What Even ARE My Goals?
I've a great contempt for naval gazing blogs. When I come to a blog, I've come with an expectation of a guided exploration through something that interests me, not pages of bombastic self interested babble. And yet.
I've come to this page as an author this time, not an audience. And that's giving me a new appreciation for just how hard it must be to be the people I rely on to keep me entertained. What are they after, how do they deliver? What am I doing here? Well. I'm seeking answers, not questions. I want to measure the fact that I'm alive. I want something I can look at or think on and conclude that I'm not wasting the time, resources, and opportunities that I've been entrusted with. To that end, I ought to generate some artifacts:
- Daily notebook entries
- Weekly fiber arts
- Monthly blog posts
- Quarterly field trips
It's obviously not a comprehensive set of goals, but they meet the SMART characteristics (Specific, Measurable, Achievable, Relevant, Time-bound) and I don't mind sharing them with the public. Too many goals seem foisted upon me and aren't actually something I have any particular interest in. People with loud opinions about what will help me get what I want, with no real understanding of what that might be.

In goal selection, I'm reminded of the Nicomachean eudaimonia; The differentiation of things that are good in their own right and things that are good because of what they lead to. Usually, the difference is presented as binary- A thing is either instrumental or intrinsic. But I've found that at least for my notebook entries, there's an emotional response that I don't get from other things. Seeing proof that I've been alive & awake at the wheel for weeks or months is more valuable to me than any of the things I'm recording. On a spectrum from instrumental to intrinsic, it sits at a surprisingly lofty perch. It's worth more than the sum of its parts- The food, paper, ink, even the time it takes to create them is not more valuable than the proof itself. Maybe that has to do with being a Boltzmann Brain 🤔.

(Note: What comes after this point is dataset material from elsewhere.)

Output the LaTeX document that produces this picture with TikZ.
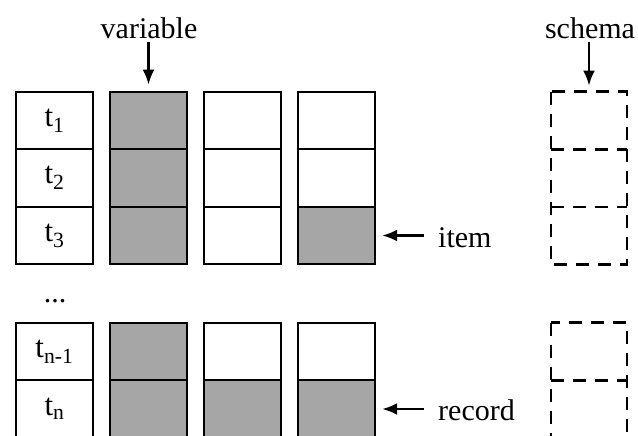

It's bizarre to me, but I suppose any intrinsic good would be. It is always surprising to feel better from something's influence without some clear trajectory of how it will help me later. Even a good song is good because it puts me in a good mood and the good-mood version of me handles things better than the default.
The crafts have started to take on a similar value. They are more than an opportunity to relax, more than a demonstration to others. Seeing them just makes me feel good, makes me confident I did relax, demonstrates to me I am someone who can and does relax. In a peculiar and unembarrassed way, I feel stupid for not having appreciated something like this before. Where others saw sunsets and beautiful flowers, I saw only wasted time. But now I see myself watching them and them watching something that brings them peace, and only one them is wasting time.